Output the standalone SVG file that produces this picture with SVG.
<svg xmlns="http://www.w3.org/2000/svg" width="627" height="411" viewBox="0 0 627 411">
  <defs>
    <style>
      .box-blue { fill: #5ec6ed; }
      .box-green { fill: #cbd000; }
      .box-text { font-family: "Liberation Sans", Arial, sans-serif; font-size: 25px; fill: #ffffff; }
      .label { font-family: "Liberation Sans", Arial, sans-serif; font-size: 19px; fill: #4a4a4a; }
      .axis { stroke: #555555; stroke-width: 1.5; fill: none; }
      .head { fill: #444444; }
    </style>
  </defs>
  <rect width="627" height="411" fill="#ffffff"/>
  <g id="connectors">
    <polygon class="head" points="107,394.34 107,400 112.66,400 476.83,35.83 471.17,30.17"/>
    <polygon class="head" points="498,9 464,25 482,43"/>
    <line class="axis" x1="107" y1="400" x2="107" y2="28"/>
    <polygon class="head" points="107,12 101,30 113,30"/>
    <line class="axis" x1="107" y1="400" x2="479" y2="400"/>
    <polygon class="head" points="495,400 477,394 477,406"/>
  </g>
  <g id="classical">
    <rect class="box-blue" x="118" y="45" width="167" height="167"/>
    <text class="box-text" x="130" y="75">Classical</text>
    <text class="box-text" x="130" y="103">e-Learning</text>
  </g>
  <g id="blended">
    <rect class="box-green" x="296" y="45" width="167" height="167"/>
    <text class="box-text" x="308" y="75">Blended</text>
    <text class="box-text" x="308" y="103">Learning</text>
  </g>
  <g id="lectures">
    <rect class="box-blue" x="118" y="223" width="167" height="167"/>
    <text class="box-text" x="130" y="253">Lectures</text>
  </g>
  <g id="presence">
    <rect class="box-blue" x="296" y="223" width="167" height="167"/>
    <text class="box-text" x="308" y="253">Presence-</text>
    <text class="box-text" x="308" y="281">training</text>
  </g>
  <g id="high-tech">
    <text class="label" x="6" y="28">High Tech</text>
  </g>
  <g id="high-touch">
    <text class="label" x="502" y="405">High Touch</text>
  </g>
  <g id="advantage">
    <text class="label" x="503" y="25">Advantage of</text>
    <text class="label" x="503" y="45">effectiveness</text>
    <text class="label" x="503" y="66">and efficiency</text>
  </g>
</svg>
--
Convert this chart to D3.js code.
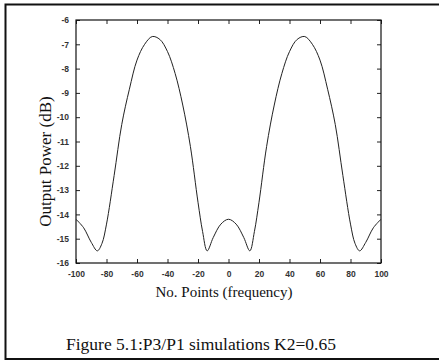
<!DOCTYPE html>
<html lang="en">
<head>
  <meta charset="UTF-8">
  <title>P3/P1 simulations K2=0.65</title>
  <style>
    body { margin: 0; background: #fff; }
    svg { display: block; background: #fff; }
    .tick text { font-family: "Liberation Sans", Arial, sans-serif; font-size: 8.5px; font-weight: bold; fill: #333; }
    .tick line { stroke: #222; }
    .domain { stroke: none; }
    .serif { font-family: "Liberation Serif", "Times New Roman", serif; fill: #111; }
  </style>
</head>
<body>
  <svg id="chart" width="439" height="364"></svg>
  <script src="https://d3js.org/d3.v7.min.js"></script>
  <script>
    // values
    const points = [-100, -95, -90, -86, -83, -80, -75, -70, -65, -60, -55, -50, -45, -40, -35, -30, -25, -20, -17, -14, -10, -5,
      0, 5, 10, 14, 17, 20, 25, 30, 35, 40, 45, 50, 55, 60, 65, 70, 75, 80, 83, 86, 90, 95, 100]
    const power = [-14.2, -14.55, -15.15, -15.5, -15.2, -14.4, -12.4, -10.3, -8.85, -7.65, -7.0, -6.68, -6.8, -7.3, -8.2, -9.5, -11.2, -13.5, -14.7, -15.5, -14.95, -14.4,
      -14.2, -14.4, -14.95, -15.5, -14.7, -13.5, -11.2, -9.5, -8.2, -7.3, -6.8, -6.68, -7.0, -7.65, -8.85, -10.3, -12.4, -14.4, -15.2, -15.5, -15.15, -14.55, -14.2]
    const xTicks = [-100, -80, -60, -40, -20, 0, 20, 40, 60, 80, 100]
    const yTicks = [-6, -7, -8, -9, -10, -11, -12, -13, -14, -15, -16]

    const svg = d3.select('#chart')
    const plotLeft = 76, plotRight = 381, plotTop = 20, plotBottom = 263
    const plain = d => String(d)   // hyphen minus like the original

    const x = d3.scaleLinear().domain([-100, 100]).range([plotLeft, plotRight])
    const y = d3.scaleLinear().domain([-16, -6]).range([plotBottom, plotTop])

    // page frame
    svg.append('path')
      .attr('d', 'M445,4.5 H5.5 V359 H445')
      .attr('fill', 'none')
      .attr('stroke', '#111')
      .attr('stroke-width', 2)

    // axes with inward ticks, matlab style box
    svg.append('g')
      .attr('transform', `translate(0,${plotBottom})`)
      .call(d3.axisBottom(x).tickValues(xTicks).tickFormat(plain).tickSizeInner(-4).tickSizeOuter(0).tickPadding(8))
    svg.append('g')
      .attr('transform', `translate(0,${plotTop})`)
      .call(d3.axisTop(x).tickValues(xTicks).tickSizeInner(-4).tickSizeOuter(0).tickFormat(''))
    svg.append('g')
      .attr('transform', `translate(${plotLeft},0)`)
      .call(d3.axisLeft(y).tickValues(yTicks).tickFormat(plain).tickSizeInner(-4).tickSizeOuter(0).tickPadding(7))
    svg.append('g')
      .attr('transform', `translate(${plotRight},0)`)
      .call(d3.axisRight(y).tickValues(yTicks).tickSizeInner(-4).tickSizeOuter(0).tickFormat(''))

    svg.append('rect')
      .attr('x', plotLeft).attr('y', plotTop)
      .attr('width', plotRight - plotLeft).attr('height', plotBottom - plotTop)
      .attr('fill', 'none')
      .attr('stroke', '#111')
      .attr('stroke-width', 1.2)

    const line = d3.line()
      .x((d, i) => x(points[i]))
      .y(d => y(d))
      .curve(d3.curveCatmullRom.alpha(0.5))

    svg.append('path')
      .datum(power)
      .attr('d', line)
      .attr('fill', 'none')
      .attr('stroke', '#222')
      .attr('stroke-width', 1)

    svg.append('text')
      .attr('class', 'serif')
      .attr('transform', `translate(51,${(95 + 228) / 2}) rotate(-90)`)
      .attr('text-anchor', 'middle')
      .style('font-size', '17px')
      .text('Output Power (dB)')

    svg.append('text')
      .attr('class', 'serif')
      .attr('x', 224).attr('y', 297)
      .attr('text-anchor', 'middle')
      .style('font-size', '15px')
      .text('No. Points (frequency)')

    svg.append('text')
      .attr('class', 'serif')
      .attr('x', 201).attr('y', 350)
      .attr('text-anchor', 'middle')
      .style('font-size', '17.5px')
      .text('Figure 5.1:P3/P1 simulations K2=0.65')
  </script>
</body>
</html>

Challenge
Leaving the pictures out, write out exactly the lines from the line containing "Convert this chart to D3.js code." through the line containing "-14, -15, -16]", both included.

Written response
Convert this chart to D3.js code.
<!DOCTYPE html>
<html lang="en">
<head>
  <meta charset="UTF-8">
  <title>P3/P1 simulations K2=0.65</title>
  <style>
    body { margin: 0; background: #fff; }
    svg { display: block; background: #fff; }
    .tick text { font-family: "Liberation Sans", Arial, sans-serif; font-size: 8.5px; font-weight: bold; fill: #333; }
    .tick line { stroke: #222; }
    .domain { stroke: none; }
    .serif { font-family: "Liberation Serif", "Times New Roman", serif; fill: #111; }
  </style>
</head>
<body>
  <svg id="chart" width="439" height="364"></svg>
  <script src="https://d3js.org/d3.v7.min.js"></script>
  <script>
    // values
    const points = [-100, -95, -90, -86, -83, -80, -75, -70, -65, -60, -55, -50, -45, -40, -35, -30, -25, -20, -17, -14, -10, -5,
      0, 5, 10, 14, 17, 20, 25, 30, 35, 40, 45, 50, 55, 60, 65, 70, 75, 80, 83, 86, 90, 95, 100]
    const power = [-14.2, -14.55, -15.15, -15.5, -15.2, -14.4, -12.4, -10.3, -8.85, -7.65, -7.0, -6.68, -6.8, -7.3, -8.2, -9.5, -11.2, -13.5, -14.7, -15.5, -14.95, -14.4,
      -14.2, -14.4, -14.95, -15.5, -14.7, -13.5, -11.2, -9.5, -8.2, -7.3, -6.8, -6.68, -7.0, -7.65, -8.85, -10.3, -12.4, -14.4, -15.2, -15.5, -15.15, -14.55, -14.2]
    const xTicks = [-100, -80, -60, -40, -20, 0, 20, 40, 60, 80, 100]
    const yTicks = [-6, -7, -8, -9, -10, -11, -12, -13, -14, -15, -16]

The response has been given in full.